Statement from Lima’s NAACP chapter:

“The local chapter of the NAACP has reached out to a mayor who refuses work on race relations with our organization. Therefore, his plea to address racism at this time or in the future is meaningless until the mayor acknowledges a working relationship with the organization whose membership is unquestionable.

NAACP was the first organization to address body cameras in this community which is on record in media coverage, but at that time the mayor refused to embrace obtaining body cameras. The mayor has repeatedly refused to hold his officers or the chief accountable when there has been overwhelming evidence that supported excessive force against blacks in the community. All organizations should be included in his efforts and not ones that he selects or feel that he can control.

The Black Ministerial Alliance is an organization that only represents Baptist churches, therefore blacks in other denominations are not represented. So, it is imperative that all black churches are included in the process. So, if the mayor doesn’t embrace all organizations and black people who are actively participating in working to improve racial issues in the community, then he is not willing to address those racial issues at this time, which would indicate that his plea is only lip service.

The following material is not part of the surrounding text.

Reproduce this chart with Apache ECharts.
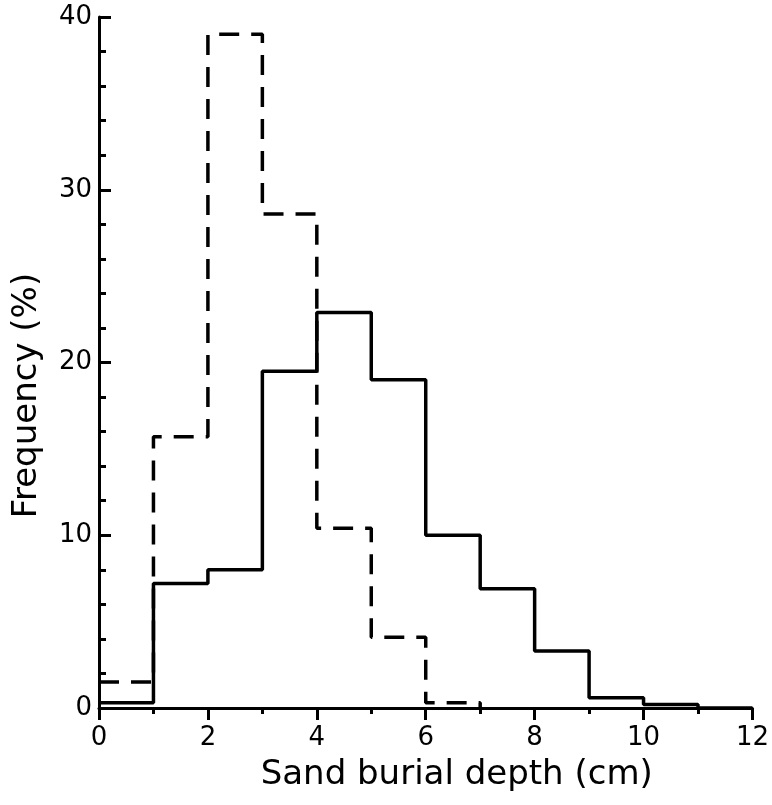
<!DOCTYPE html>
<html>
<head>
<meta charset="utf-8">
<script src="https://cdn.jsdelivr.net/npm/echarts@6/dist/echarts.min.js"></script>
<style>html,body{margin:0;padding:0;background:#fff;}#c{width:772px;height:805px;}</style>
</head>
<body>
<div id="c"></div>
<script>
// Bin starts (cm); each bin is 1 cm wide
const binStarts = [0, 1, 2, 3, 4, 5, 6, 7, 8, 9, 10, 11];
// Solid histogram (%)
const solidValues = [0.3, 7.2, 8.0, 19.5, 22.9, 19.0, 10.0, 6.9, 3.3, 0.6, 0.2, 0];
// Dashed histogram (%) — bins 0..6
const dashedValues = [1.5, 15.7, 39.0, 28.6, 10.4, 4.1, 0.3];
const xTicks = [0, 2, 4, 6, 8, 10, 12];
const yTicks = [0, 10, 20, 30, 40];

function stepData(vals) {
  const d = vals.map((v, i) => [binStarts[i], v]);
  d.push([binStarts[vals.length - 1] + 1, 0]);
  return d;
}

const FONT = 'DejaVu Sans';
const chart = echarts.init(document.getElementById('c'), null, {renderer: 'canvas'});
chart.setOption({
  backgroundColor: '#fff',
  animation: false,
  grid: {left: 99, right: 19, top: 17, bottom: 97, containLabel: false},
  xAxis: {
    type: 'value', min: xTicks[0], max: xTicks[xTicks.length - 1], interval: 2,
    name: 'Sand burial depth (cm)', nameLocation: 'middle', nameGap: 50,
    nameTextStyle: {fontFamily: FONT, fontSize: 34, color: '#000', padding: [0, 0, 0, 62]},
    axisLine: {lineStyle: {color: '#000', width: 3}},
    axisTick: {inside: false, length: 12, lineStyle: {color: '#000', width: 3}},
    minorTick: {show: true, splitNumber: 2, length: 6, lineStyle: {color: '#000', width: 3}},
    axisLabel: {fontFamily: FONT, fontSize: 26, color: '#000', margin: 17},
    splitLine: {show: false}
  },
  yAxis: {
    type: 'value', min: yTicks[0], max: yTicks[yTicks.length - 1], interval: 10,
    name: 'Frequency (%)', nameLocation: 'middle', nameGap: 55, nameRotate: 90,
    nameTextStyle: {fontFamily: FONT, fontSize: 34, color: '#000', padding: [0, 66, 0, 0]},
    axisLine: {show: true, lineStyle: {color: '#000', width: 3}},
    axisTick: {show: true, inside: true, length: 12, lineStyle: {color: '#000', width: 3}},
    minorTick: {show: true, splitNumber: 5, length: 7, lineStyle: {color: '#000', width: 3}},
    axisLabel: {fontFamily: FONT, fontSize: 26, color: '#000', margin: 7},
    splitLine: {show: false}
  },
  series: [
    {
      type: 'line', step: 'end', data: stepData(solidValues), symbol: 'none',
      lineStyle: {color: '#000', width: 3.5, type: 'solid'}, z: 3
    },
    {
      type: 'line', step: 'end', data: stepData(dashedValues), symbol: 'none',
      lineStyle: {color: '#000', width: 3.5, type: [20, 12]}, z: 2
    }
  ]
});
</script>
</body>
</html>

Finally, the mayor refused to work with community leaders who were committed to a just outcome in the Tarika Wilson murder and the shooting of her child. Unlike other communities, where officers have been so reckless in the use of excessive force because he protected local law enforcement. Therefore, no one was held accountable with the death of this mother and the shooting of her child. So, as long as he wants to pick and choose organizations or people he can control, this is more of the same.”